Task objective: Leave out the images; return the rest of the data exactly.

Dataset extract:
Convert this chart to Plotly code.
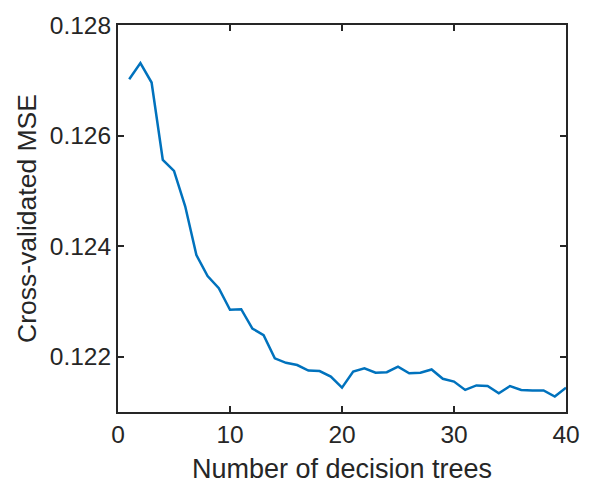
import plotly.graph_objects as go

n_trees = list(range(1, 41))
mse = [0.12702, 0.12731, 0.12696, 0.12556, 0.12536, 0.12472, 0.12384, 0.12346, 0.12324, 0.12285,
       0.12286, 0.12251, 0.12239, 0.12197, 0.12189, 0.12185, 0.12175, 0.12174, 0.12164, 0.12144,
       0.12173, 0.12179, 0.12171, 0.12172, 0.12182, 0.12170, 0.12171, 0.12177, 0.12160, 0.12155,
       0.12140, 0.12148, 0.12147, 0.12134, 0.12147, 0.12140, 0.12139, 0.12139, 0.12128, 0.12144]
x_ticks = [0, 10, 20, 30, 40]
y_ticks = [0.122, 0.124, 0.126, 0.128]

FONT = "Liberation Sans, Arial"
axis_common = dict(showline=True, linecolor="#262626", linewidth=2, mirror="ticks",
                   ticks="inside", ticklen=6, tickwidth=2, tickcolor="#262626",
                   showgrid=False, zeroline=False,
                   tickfont=dict(family=FONT, size=24.5, color="#262626"))

fig = go.Figure()
fig.add_trace(go.Scatter(x=n_trees, y=mse, mode="lines",
                         line=dict(color="#0072BD", width=2.5), showlegend=False))

fig.update_layout(
    width=592, height=491,
    margin=dict(l=118, r=22, t=14, b=77),
    paper_bgcolor="white", plot_bgcolor="white",
    xaxis=dict(range=[0, 40], tickvals=x_ticks, ticktext=[str(v) for v in x_ticks],
               title=dict(text="Number of decision trees",
                          font=dict(family=FONT, size=27, color="#262626"),
                          standoff=12),
               **axis_common),
    yaxis=dict(range=[0.121, 0.128], tickvals=y_ticks, ticktext=[f"{v:.3f}" for v in y_ticks],
               title=dict(text="Cross-validated MSE",
                          font=dict(family=FONT, size=26.5, color="#262626"),
                          standoff=6),
               **axis_common),
)

fig.write_html("out.html")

The answer:
Convert this chart to Plotly code.
import plotly.graph_objects as go

n_trees = list(range(1, 41))
mse = [0.12702, 0.12731, 0.12696, 0.12556, 0.12536, 0.12472, 0.12384, 0.12346, 0.12324, 0.12285,
       0.12286, 0.12251, 0.12239, 0.12197, 0.12189, 0.12185, 0.12175, 0.12174, 0.12164, 0.12144,
       0.12173, 0.12179, 0.12171, 0.12172, 0.12182, 0.12170, 0.12171, 0.12177, 0.12160, 0.12155,
       0.12140, 0.12148, 0.12147, 0.12134, 0.12147, 0.12140, 0.12139, 0.12139, 0.12128, 0.12144]
x_ticks = [0, 10, 20, 30, 40]
y_ticks = [0.122, 0.124, 0.126, 0.128]

FONT = "Liberation Sans, Arial"
axis_common = dict(showline=True, linecolor="#262626", linewidth=2, mirror="ticks",
                   ticks="inside", ticklen=6, tickwidth=2, tickcolor="#262626",
                   showgrid=False, zeroline=False,
                   tickfont=dict(family=FONT, size=24.5, color="#262626"))

fig = go.Figure()
fig.add_trace(go.Scatter(x=n_trees, y=mse, mode="lines",
                         line=dict(color="#0072BD", width=2.5), showlegend=False))

fig.update_layout(
    width=592, height=491,
    margin=dict(l=118, r=22, t=14, b=77),
    paper_bgcolor="white", plot_bgcolor="white",
    xaxis=dict(range=[0, 40], tickvals=x_ticks, ticktext=[str(v) for v in x_ticks],
               title=dict(text="Number of decision trees",
                          font=dict(family=FONT, size=27, color="#262626"),
                          standoff=12),
               **axis_common),
    yaxis=dict(range=[0.121, 0.128], tickvals=y_ticks, ticktext=[f"{v:.3f}" for v in y_ticks],
               title=dict(text="Cross-validated MSE",
                          font=dict(family=FONT, size=26.5, color="#262626"),
                          standoff=6),
               **axis_common),
)

fig.write_html("out.html")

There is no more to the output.